> Recorded information
◆ ◆ ◆

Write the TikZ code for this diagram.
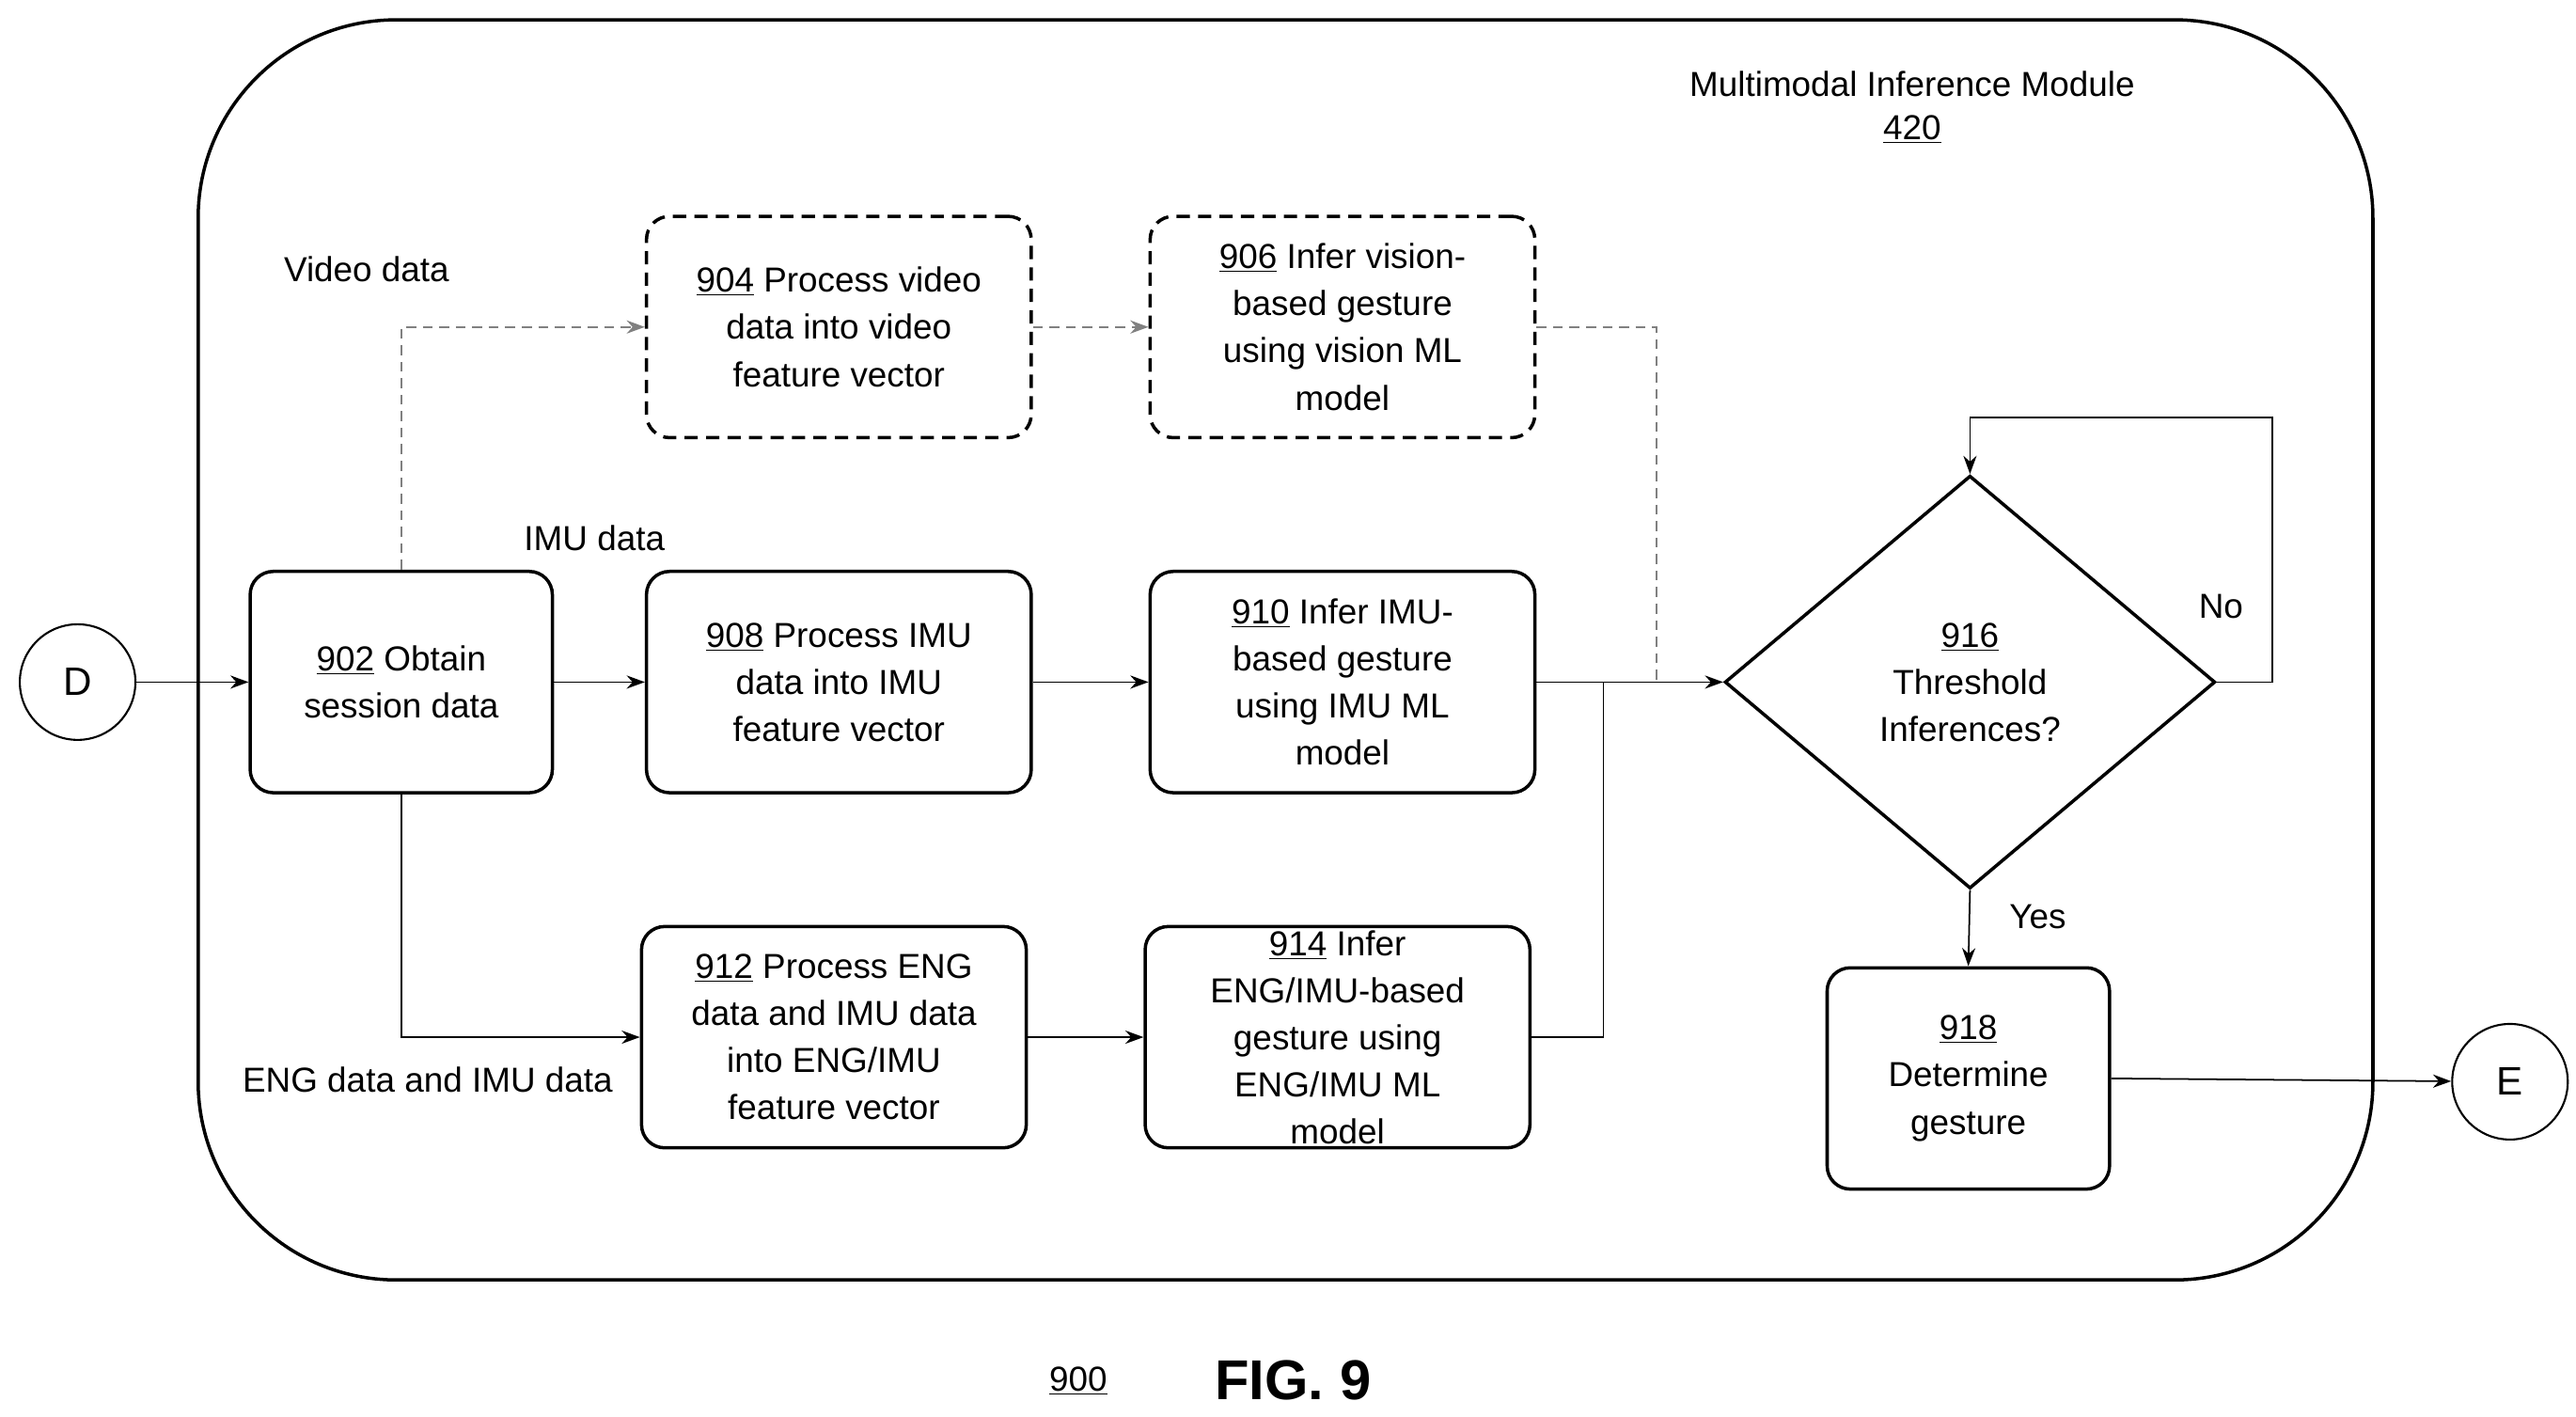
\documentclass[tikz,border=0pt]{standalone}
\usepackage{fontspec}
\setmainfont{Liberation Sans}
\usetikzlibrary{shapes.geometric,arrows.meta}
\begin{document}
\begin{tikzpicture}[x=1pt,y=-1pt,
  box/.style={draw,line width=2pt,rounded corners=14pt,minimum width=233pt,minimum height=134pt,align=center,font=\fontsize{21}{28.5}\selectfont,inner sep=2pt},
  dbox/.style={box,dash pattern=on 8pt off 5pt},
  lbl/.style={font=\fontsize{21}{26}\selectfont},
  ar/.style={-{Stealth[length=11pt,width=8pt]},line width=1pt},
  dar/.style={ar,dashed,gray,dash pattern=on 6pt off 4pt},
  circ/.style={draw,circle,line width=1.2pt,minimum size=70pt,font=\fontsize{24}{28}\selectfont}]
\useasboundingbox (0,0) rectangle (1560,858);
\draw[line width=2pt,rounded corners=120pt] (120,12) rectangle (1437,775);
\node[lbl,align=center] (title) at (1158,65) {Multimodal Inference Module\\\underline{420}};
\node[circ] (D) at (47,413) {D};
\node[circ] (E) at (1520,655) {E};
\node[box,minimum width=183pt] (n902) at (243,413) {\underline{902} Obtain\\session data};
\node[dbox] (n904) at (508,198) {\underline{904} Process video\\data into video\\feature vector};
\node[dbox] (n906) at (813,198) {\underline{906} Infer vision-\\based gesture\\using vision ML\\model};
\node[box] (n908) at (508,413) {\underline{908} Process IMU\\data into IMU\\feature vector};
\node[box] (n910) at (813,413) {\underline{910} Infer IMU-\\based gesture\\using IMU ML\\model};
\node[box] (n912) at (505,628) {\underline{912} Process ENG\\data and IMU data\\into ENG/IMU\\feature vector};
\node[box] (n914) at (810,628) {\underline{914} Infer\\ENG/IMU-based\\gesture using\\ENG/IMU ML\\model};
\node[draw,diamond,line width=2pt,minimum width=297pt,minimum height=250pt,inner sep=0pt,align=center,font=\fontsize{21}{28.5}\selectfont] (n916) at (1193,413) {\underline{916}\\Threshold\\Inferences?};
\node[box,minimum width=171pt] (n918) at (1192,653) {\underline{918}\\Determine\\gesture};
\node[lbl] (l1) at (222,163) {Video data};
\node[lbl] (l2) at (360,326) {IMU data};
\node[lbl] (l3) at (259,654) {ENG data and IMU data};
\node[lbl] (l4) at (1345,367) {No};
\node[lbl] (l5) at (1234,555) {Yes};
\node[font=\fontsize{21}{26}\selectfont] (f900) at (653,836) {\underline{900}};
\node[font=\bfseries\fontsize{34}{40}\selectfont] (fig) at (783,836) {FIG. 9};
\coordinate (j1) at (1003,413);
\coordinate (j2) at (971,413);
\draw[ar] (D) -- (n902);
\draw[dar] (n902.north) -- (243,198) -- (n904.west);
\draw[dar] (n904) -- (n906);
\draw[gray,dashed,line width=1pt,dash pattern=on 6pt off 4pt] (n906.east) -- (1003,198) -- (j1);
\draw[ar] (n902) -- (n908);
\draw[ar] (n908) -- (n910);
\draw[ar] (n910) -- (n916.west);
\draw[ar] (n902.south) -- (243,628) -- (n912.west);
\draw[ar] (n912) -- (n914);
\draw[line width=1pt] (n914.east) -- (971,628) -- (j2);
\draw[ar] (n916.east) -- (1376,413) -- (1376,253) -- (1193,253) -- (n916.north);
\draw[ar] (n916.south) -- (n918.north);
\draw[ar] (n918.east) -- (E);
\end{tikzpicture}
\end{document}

◆ ◆ ◆

Reproduce the data verbatim. Do not carry any picture into the copy.

Write the TikZ code for this diagram.
\documentclass[tikz,border=0pt]{standalone}
\usepackage{fontspec}
\setmainfont{Liberation Sans}
\usetikzlibrary{shapes.geometric,arrows.meta}
\begin{document}
\begin{tikzpicture}[x=1pt,y=-1pt,
  box/.style={draw,line width=2pt,rounded corners=14pt,minimum width=233pt,minimum height=134pt,align=center,font=\fontsize{21}{28.5}\selectfont,inner sep=2pt},
  dbox/.style={box,dash pattern=on 8pt off 5pt},
  lbl/.style={font=\fontsize{21}{26}\selectfont},
  ar/.style={-{Stealth[length=11pt,width=8pt]},line width=1pt},
  dar/.style={ar,dashed,gray,dash pattern=on 6pt off 4pt},
  circ/.style={draw,circle,line width=1.2pt,minimum size=70pt,font=\fontsize{24}{28}\selectfont}]
\useasboundingbox (0,0) rectangle (1560,858);
\draw[line width=2pt,rounded corners=120pt] (120,12) rectangle (1437,775);
\node[lbl,align=center] (title) at (1158,65) {Multimodal Inference Module\\\underline{420}};
\node[circ] (D) at (47,413) {D};
\node[circ] (E) at (1520,655) {E};
\node[box,minimum width=183pt] (n902) at (243,413) {\underline{902} Obtain\\session data};
\node[dbox] (n904) at (508,198) {\underline{904} Process video\\data into video\\feature vector};
\node[dbox] (n906) at (813,198) {\underline{906} Infer vision-\\based gesture\\using vision ML\\model};
\node[box] (n908) at (508,413) {\underline{908} Process IMU\\data into IMU\\feature vector};
\node[box] (n910) at (813,413) {\underline{910} Infer IMU-\\based gesture\\using IMU ML\\model};
\node[box] (n912) at (505,628) {\underline{912} Process ENG\\data and IMU data\\into ENG/IMU\\feature vector};
\node[box] (n914) at (810,628) {\underline{914} Infer\\ENG/IMU-based\\gesture using\\ENG/IMU ML\\model};
\node[draw,diamond,line width=2pt,minimum width=297pt,minimum height=250pt,inner sep=0pt,align=center,font=\fontsize{21}{28.5}\selectfont] (n916) at (1193,413) {\underline{916}\\Threshold\\Inferences?};
\node[box,minimum width=171pt] (n918) at (1192,653) {\underline{918}\\Determine\\gesture};
\node[lbl] (l1) at (222,163) {Video data};
\node[lbl] (l2) at (360,326) {IMU data};
\node[lbl] (l3) at (259,654) {ENG data and IMU data};
\node[lbl] (l4) at (1345,367) {No};
\node[lbl] (l5) at (1234,555) {Yes};
\node[font=\fontsize{21}{26}\selectfont] (f900) at (653,836) {\underline{900}};
\node[font=\bfseries\fontsize{34}{40}\selectfont] (fig) at (783,836) {FIG. 9};
\coordinate (j1) at (1003,413);
\coordinate (j2) at (971,413);
\draw[ar] (D) -- (n902);
\draw[dar] (n902.north) -- (243,198) -- (n904.west);
\draw[dar] (n904) -- (n906);
\draw[gray,dashed,line width=1pt,dash pattern=on 6pt off 4pt] (n906.east) -- (1003,198) -- (j1);
\draw[ar] (n902) -- (n908);
\draw[ar] (n908) -- (n910);
\draw[ar] (n910) -- (n916.west);
\draw[ar] (n902.south) -- (243,628) -- (n912.west);
\draw[ar] (n912) -- (n914);
\draw[line width=1pt] (n914.east) -- (971,628) -- (j2);
\draw[ar] (n916.east) -- (1376,413) -- (1376,253) -- (1193,253) -- (n916.north);
\draw[ar] (n916.south) -- (n918.north);
\draw[ar] (n918.east) -- (E);
\end{tikzpicture}
\end{document}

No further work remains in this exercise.